The AIOps functionality will be extended to all customer journeys and platforms by year’s end, according to TIAA.

The platform was built iteratively, with outcome-based solutions released along the way. Using this method, TIAA was able to identify real friction in customer experiences and bring together app developers, customer service agents, and customer experience and design professionals to resolve the issues as they arose, Durvasula says.

One analyst says a solution like JSOC that uses both generative AI and machine learning models and is built in collaboration with customer service teams is ahead of the pack in an era still dominated by AI experimentation.

“You can’t just go to an IT organization and ask them to build an AI model for retirement planning.  That’s very business-oriented and you need subject matter experts who understand the topic and can provide guidance and knowledge to the AI engineers,” says Kevin Prouty, group VP and general manager of the tech buyer practice at IDC. “That’s pretty advanced.”

For TIAA, finding internal subject matter experts who understood the various processes in order for IT to collect and record all that “tribal knowledge” was challenging; so too was locating, parsing, and organizing data from a wide range of systems, including legacy platforms that required special integration, according to a TIAA representative.  

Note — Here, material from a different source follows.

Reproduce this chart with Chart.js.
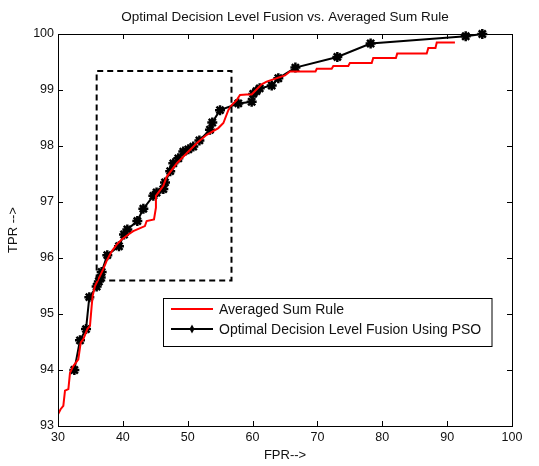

“You have all these different, disparate systems that have different sets of capabilities but there is only one end customers trying to do the transaction. So how do we bring these things together?” Durvasala asks. “It is an integrated view of AI in the back end, whether Splunk AI or Dynatrace for customer journeys or the Google model that we use for the customer side of the house which uses the model garden. We have integrated all of that alongside our own proprietary model and recommendation engine. This is the most complex ecosystem I have seen.”